“Eliminazione del leader di Al Qaeda, segnale forte degli Usa al Medio Oriente”
Il pericolo che l’Afghanistan diventi un “parco giochi per il terrorismo” è dietro l’angolo, avvertiva l’esperto israeliano di terrorismo Yoram Schweitzer. Il suo commento a Pagine Ebraiche arrivava all’indomani del complicato ritiro americano dal paese, caduto poi immediatamente in mano ai talebani. A differenza di molti commentatori, Schweitzer in quel momento – agosto 2021 – invitò a non considerare il ritiro una sconfitta americana, pur criticandone le modalità. “Pensarla come tale farà solamente il gioco dei talebani, di Al Qaeda e degli altri gruppi terroristici islamisti”, spiegava. Dall’altro lato appariva chiaro che il nuovo regime afghano avrebbe ripreso da dove aveva lasciato, aprendo le sue porte a diverse forze del terrore. “Secondo un accordo siglato con Trump a Doha, i talebani dovrebbero collaborare per cacciare i membri di Al Qaeda dall’Afghanistan. Non lo faranno. Non hanno mai avuto intenzione di dare seguito a quell’intesa. Ci sono le prove che molti affiliati di Al Qaeda vivono nelle province afghane e ho pochi dubbi sul fatto che non verranno cacciati”, spiegava allora Schweitzer. Un anno dopo quella previsione si è dimostrata decisamente vera. A Kabul infatti i talebani hanno aperto le porte direttamente al numero uno di Al Qaeda, Ayman Al Zawahiri. Il leader dell’organizzazione terroristica era tornato all’inizio di quest’anno in Afghanistan, evidentemente convinto che lì sarebbe stato al sicuro. Il 31 luglio però un drone americano lo ha eliminato, mentre si trovava in una casa a Kabul.
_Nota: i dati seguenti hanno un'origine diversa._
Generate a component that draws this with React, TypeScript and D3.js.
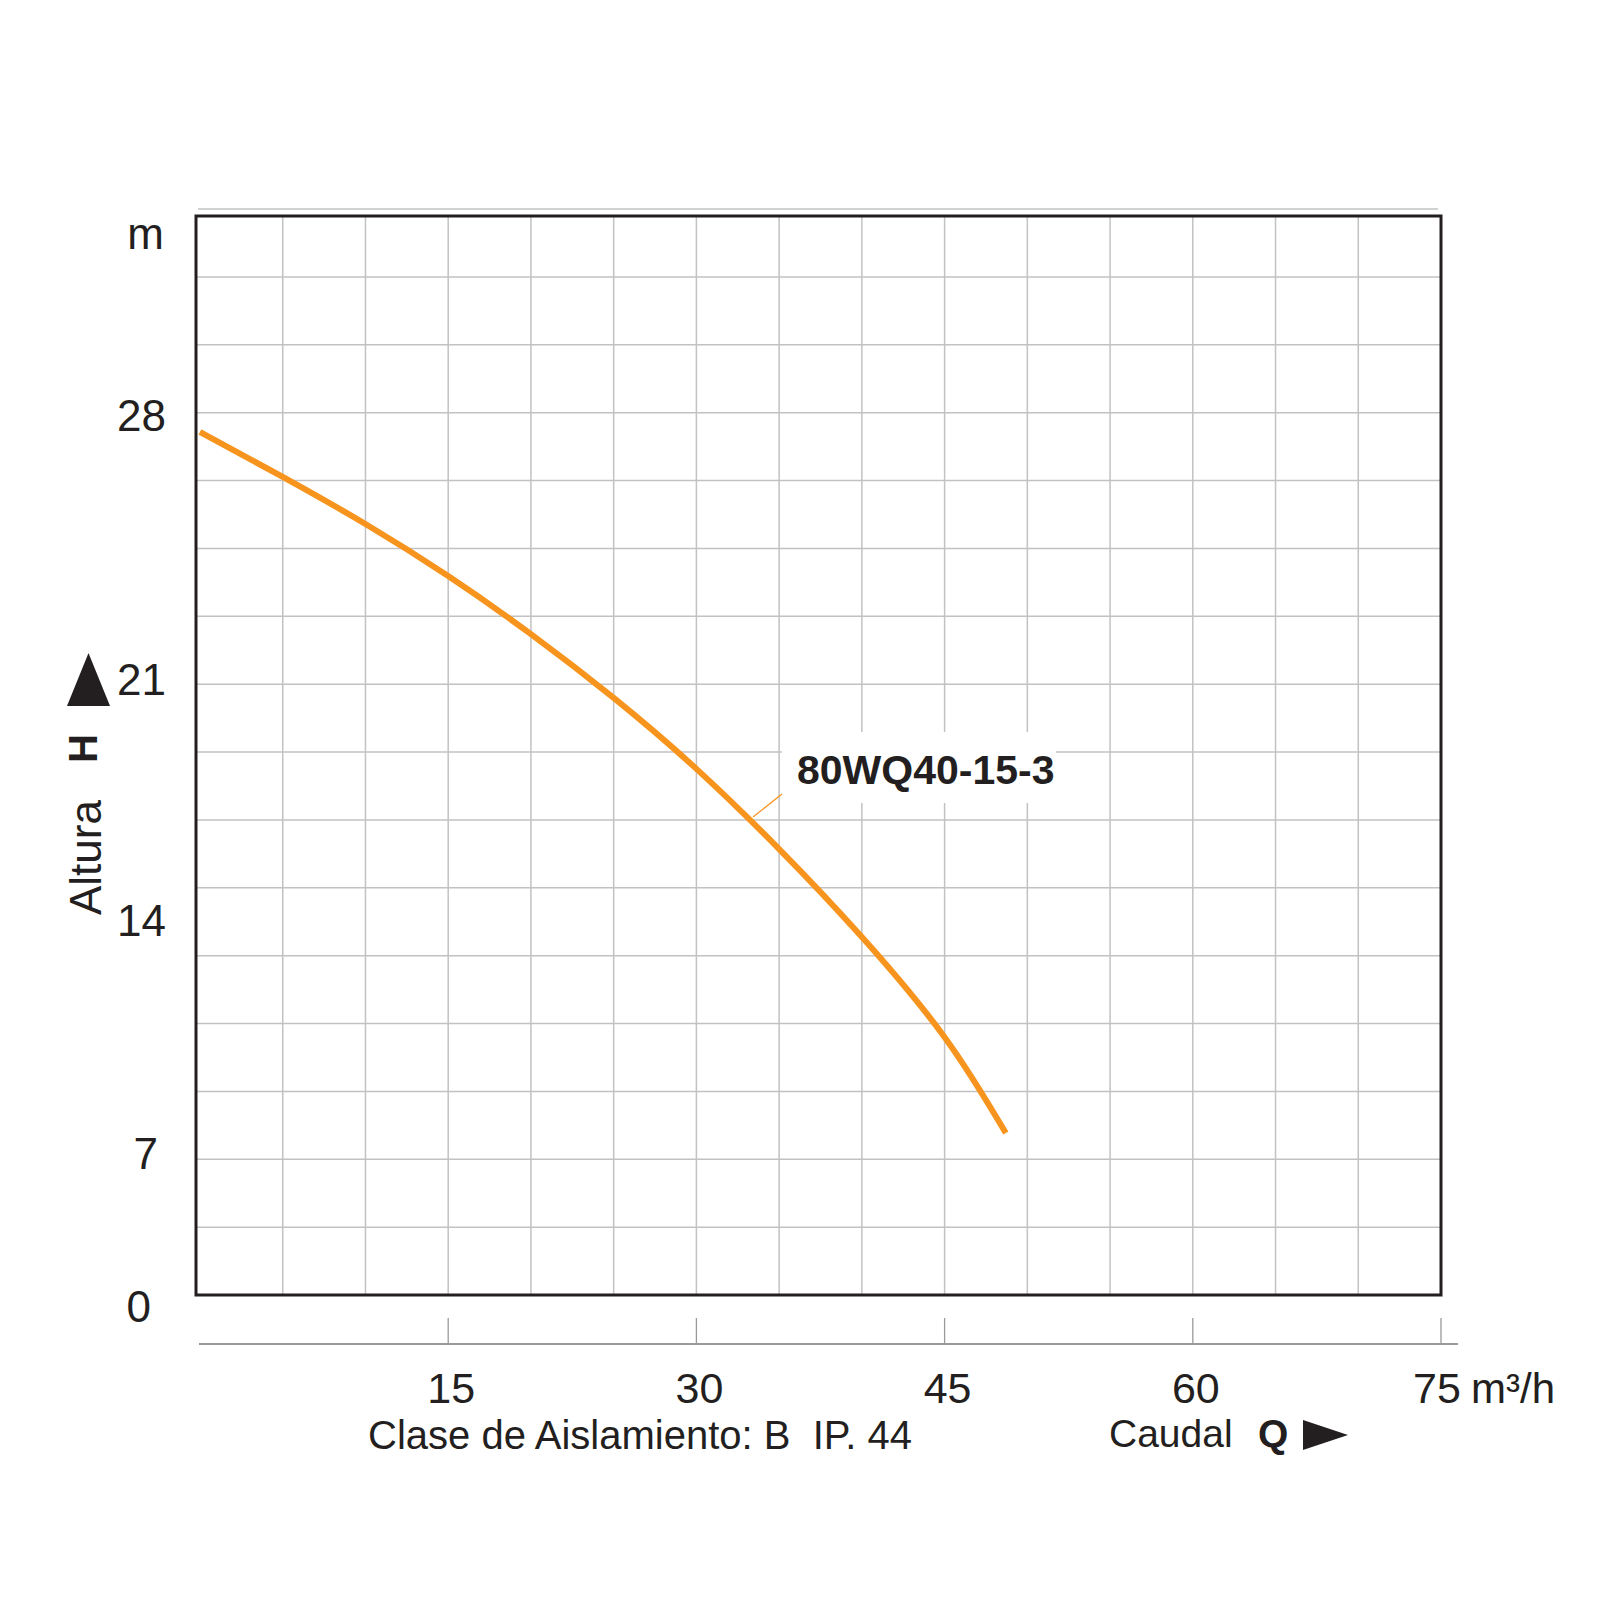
import React from "react";
import * as d3 from "d3";

// ---- data ----
const flowQ = [0, 5, 10, 15, 20, 25, 30, 35, 40, 45, 48.7];
const headH = [27.55, 26.36, 25.11, 23.73, 22.19, 20.45, 18.39, 16.06, 13.49, 10.48, 7.6];
const xTicks = [15, 30, 45, 60, 75];
const yTicks = [0, 7, 14, 21, 28];
const xGrid = d3.range(5, 75, 5);
const yGridCount = 16;
const seriesName = "80WQ40-15-3";

const FONT = "'Liberation Sans', Arial, Helvetica, sans-serif";
const INK = "#231f20";
const ORANGE = "#f7941d";
const GRID = "#c2c2c2";

export default function App() {
  const box = { left: 196, right: 1441, top: 216, bottom: 1295 };
  const x = d3.scaleLinear().domain([0, 75]).range([200, 1441]);
  const grid = d3.scaleLinear().domain([0, yGridCount]).range([1295, 209]);
  // the printed head labels are not evenly spaced; use a piecewise scale through them
  const y = d3.scaleLinear().domain([0, 7, 14, 21, 28]).range([1306, 1153, 920, 679, 415]);

  const pts: [number, number][] = flowQ.map((q, i) => [x(q), y(headH[i])]);
  const line = d3.line().curve(d3.curveNatural)(pts) || "";

  const yLabelShift = (v: number) => (v === 0 ? -15 : v === 7 ? -8 : 0);

  return (
    <div style={{ position: "absolute", left: 0, top: 0 }}>
      <svg width={1600} height={1600} style={{ display: "block", background: "#fff" }} fontFamily={FONT}>
        {/* top thin line */}
        <line x1={198} x2={1438} y1={grid(16)} y2={grid(16)} stroke={GRID} strokeWidth={1.6} />
        {/* grid */}
        {xGrid.map((v) => (
          <line key={"vx" + v} x1={x(v)} x2={x(v)} y1={box.top} y2={box.bottom} stroke={GRID} strokeWidth={1.5} />
        ))}
        {d3.range(1, yGridCount).map((k) => (
          <line key={"hy" + k} x1={box.left} x2={box.right} y1={grid(k)} y2={grid(k)} stroke={GRID} strokeWidth={1.5} />
        ))}
        {/* label background */}
        <rect x={782} y={732} width={274} height={71} fill="#fff" />
        {/* frame */}
        <rect x={box.left} y={box.top} width={box.right - box.left} height={box.bottom - box.top} fill="none" stroke={INK} strokeWidth={3} />

        {/* curve */}
        <path d={line} fill="none" stroke={ORANGE} strokeWidth={6} strokeLinejoin="round" />
        <line x1={753} y1={817} x2={782} y2={794} stroke={ORANGE} strokeWidth={1.3} />
        <text x={797} y={784} fontSize={41} fontWeight="bold" fill={INK}>{seriesName}</text>

        {/* y axis labels */}
        {yTicks.map((v) => (
          <text key={"yt" + v} x={166 + yLabelShift(v)} y={y(v)} dy="0.36em" textAnchor="end" fontSize={44} fill={INK}>{v}</text>
        ))}
        <text x={164} y={249} textAnchor="end" fontSize={44} fill={INK}>m</text>
        <text transform="translate(101,915) rotate(-90)" fontSize={44} fill={INK}>Altura</text>
        <text transform="translate(97,763) rotate(-90)" fontSize={40} fontWeight="bold" fill={INK}>H</text>
        <path d="M67,706 L88.5,653 L110,706 Z" fill={INK} />

        {/* x axis */}
        <line x1={199} x2={1458} y1={1344} y2={1344} stroke="#9a9a9a" strokeWidth={2} />
        {xTicks.map((v) => (
          <g key={"xt" + v}>
            <line x1={x(v)} x2={x(v)} y1={1318} y2={1344} stroke="#9a9a9a" strokeWidth={1.3} />
            <text x={x(v) + (v === 75 ? -4 : 3)} y={1403} textAnchor="middle" fontSize={43} fill={INK}>{v}</text>
          </g>
        ))}
        <text x={1471} y={1403} fontSize={42} fill={INK}>m³/h</text>
        <text x={368} y={1449} fontSize={40} fill={INK} style={{ whiteSpace: "pre" }}>Clase de Aislamiento: B  IP. 44</text>
        <text x={1109} y={1447} fontSize={39} fill={INK}>Caudal</text>
        <text x={1258} y={1447} fontSize={39} fontWeight="bold" fill={INK}>Q</text>
        <path d="M1303,1420 L1348,1435 L1303,1450 Z" fill={INK} />
      </svg>
    </div>
  );
}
Un’operazione, spiega oggi Schweitzer, che ha molti significati. In primo luogo “contrariamente alla percezione popolare in vari paesi in seguito al ritiro americano dall’Afghanistan, gli Stati Uniti hanno dimostrato ancora una volta la loro capacità e determinazione nel continuare a contrastare le organizzazioni terroristiche jihadiste salafite di alto livello. – spiega l’analista israeliano, capo del programma di ricerca sul terrorismo dell’Institute for National Security Studies, – Questo anche se apparentemente queste realtà non più nel radar dell’opinione pubblica occidentale, perché sono attivi principalmente in aree considerate periferiche e non compiono attentati in Occidente”.
L’operazione inoltre è un’importante dimostrazione a livello internazionale della capacità di intelligence e operativa degli Stati Uniti. “Questo nonostante il ritiro dall’Afghanistan e la mancanza di una presenta fisica americana sul territorio”. Il messaggio dunque è chiaro, rileva Schweitzer, ed è diretto a tutto il Medio Oriente. Gli Stati Uniti continueranno a intervenire ovunque per tutelare la loro sicurezza. Una forma in parte di rassicurazione anche per chi come Israele teme la politica di Washington – iniziata da Obama, proseguita da Trump e ora da Biden – sempre più disinteressata rispetto a un ruolo attivo nella regione.
Ora, evidenzia Schweitzer, sarà da capire come si riorganizzerà Al Qaeda e quale risposta darà il regime talebano, colpito nel cuore della sua capitale. “Nell’attuale nebbia che circonda l’identità del successore, è ancora difficile vedere dove si volgerà l’organizzazione in futuro. È chiaro che negli ultimi anni ha concentrato le sue attività principalmente nei ‘paesi periferici’ (Sahel, Africa, Sud e Sud-Est asiatico). Nonostante la retorica secondo cui Stati Uniti e Occidente restano i suoi principali avversari, questi non sono stati in realtà il fulcro dell’attività di al-Qaeda negli ultimi anni”. E questo probabilmente continuerà, spiega l’esperto, perché quella che un tempo era l’organizzazione terroristica islamista più pericolosa, nel corso del tempo è stata fortemente depotenziata.